Aurora Cannabis Inc. reported mixed fiscal third-quarter results on Thursday, with cannabis sales beating analyst expectations while the company trimmed costs in a long-stated goal of becoming profitable by the end of the year. 

The Edmonton-based company said it made $75.5 million in revenue in the three-month period ending Mar. 31, up 35 per cent from the prior quarter, while its adjusted earnings before interest, taxes, depreciation and amortization (EBITDA) came to a $50.9 million loss. Its net loss in the quarter came to $137.4 million in the quarter, an improvement from the $1.3 billion loss in the prior quarter. 

Analysts expected Aurora to report $66.3 million in revenue in the quarter, according to Bloomberg data. The company was also expected to report a net loss of $75.9 million and an EBITDA loss of $38.3 million. 

The company previously provided its forecast for the third quarter, saying domestic cannabis sales should be stable, with new "Cannabis 2.0" products accounting for roughly one-fifth of its recreational sales. Cannabis sales came to $69.6 million, an increase of 32 per cent from the prior quarter. It also took a $2.9-million write-down on cannabis product returns in the quarter, the company said. 
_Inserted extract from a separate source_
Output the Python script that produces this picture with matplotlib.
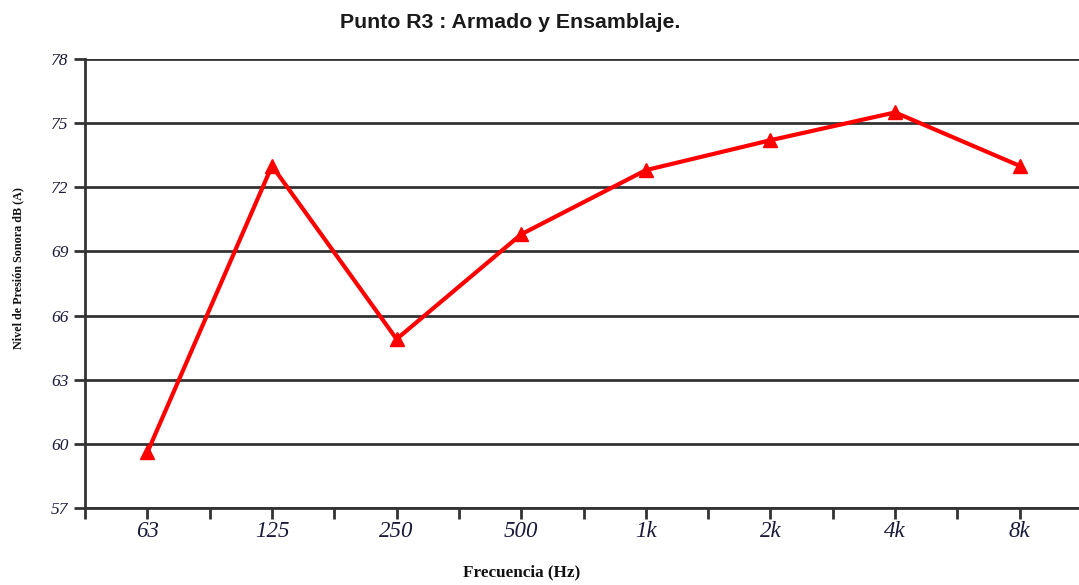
import matplotlib.pyplot as plt
import numpy as np

bands = ['63', '125', '250', '500', '1k', '2k', '4k', '8k']
levels = [59.6, 73.0, 64.9, 69.8, 72.8, 74.2, 75.5, 73.0]
yticks = [57, 60, 63, 66, 69, 72, 75, 78]

line_col = '#ff0000'
grid_col = '#333333'
tick_txt = '#1a1a3a'

fig = plt.figure(figsize=(10.79, 5.85), dpi=100)
ax = fig.add_axes([0.0788, 0.1316, 0.924, 0.7676])

x = np.arange(len(bands))
ax.plot(x, levels, color=line_col, linewidth=3, marker='^', markersize=10,
        markeredgecolor=line_col, zorder=3)

ax.set_xlim(-0.5, len(bands) - 0.5)
ax.set_ylim(57, 78)
ax.set_yticks(yticks)
ax.set_yticklabels([str(v) for v in yticks], family='Liberation Serif',
                   style='italic', fontsize=12.5, color=tick_txt)
ax.set_xticks(x)
ax.set_xticklabels(bands, family='Liberation Serif', style='italic',
                   fontsize=16.5, color=tick_txt)
ax.set_xticks(np.arange(-0.5, len(bands)), minor=True)
ax.tick_params(axis='x', which='both', length=8, width=2, color=grid_col, pad=1)
ax.tick_params(axis='y', length=8, width=2, color=grid_col, pad=4)

ax.grid(True, axis='y', color=grid_col, linewidth=2)
ax.set_axisbelow(True)
for sp in ['top', 'right']:
    ax.spines[sp].set_visible(False)
for sp in ['left', 'bottom']:
    ax.spines[sp].set_color(grid_col)
    ax.spines[sp].set_linewidth(2)

fig.text(0.4727, 0.962, 'Punto R3 : Armado y Ensamblaje.', ha='center', va='center',
         family='Liberation Sans', fontweight='bold', fontsize=15.3, color='#1a1a1a')
fig.text(0.483, 0.022, 'Frecuencia (Hz)', ha='center', va='center',
         family='Liberation Serif', fontweight='bold', fontsize=12.3, color='#111111')
fig.text(0.017, 0.542, 'Nivel de Presión Sonora dB (A)', ha='center', va='center',
         rotation=90, family='Liberation Serif', fontweight='bold', fontsize=8.7,
         color='#111111')

fig.savefig('out.png', dpi=100)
Aurora also stated in its release that it has sold a greenhouse in Ontario as well as "non-core investment holdings," and reached an agreement to divest some of its subsidiaries, including its Canadian and European hemp businesses and its greenhouse design operations.  

Aurora's latest results come several months after the company enacted a major strategic review of its operations in the aftermath of founder and former CEO Terry Booth’s February resignation. The company also announced in March that it was cutting 500 positions and undertaking cost-cutting initiatives aimed at saving up to $45 million per quarter by the end of the year. 

Since then, the company has bolstered some of its offerings to the Canadian legal cannabis market, including rolling out a value product that aims to compete with illicit-market pricing. It also completed a reverse stock split earlier this week where its outstanding shares were reduced by a 12-to-1 ratio. 

Investors remain cautious about the company despite the stock split. Aurora shares have plunged more than 72 per cent since the beginning of the year. The Horizons Marijuana Life Sciences Index ETF has declined by about 31 per cent during that same period. 

Some analysts have pointed to Aurora's debt and financing challenges, which may have been exacerbated under the COVID-19 pandemic. Aurora currently has about $230 million in cash on its balance sheet, and lowered its quarterly cash burn to about $143 million, from about $265 million in the prior three-month period. Its debt narrowed to $592.7 million from $644.8 million a year earlier. 

"If the company can show improvement in cash burn and a credible path to positive EBITDA and break-even operating cash flow, we would expect the stock to rally," Cantor Fitzgerald analyst Pablo Zuanic said in a recent research report.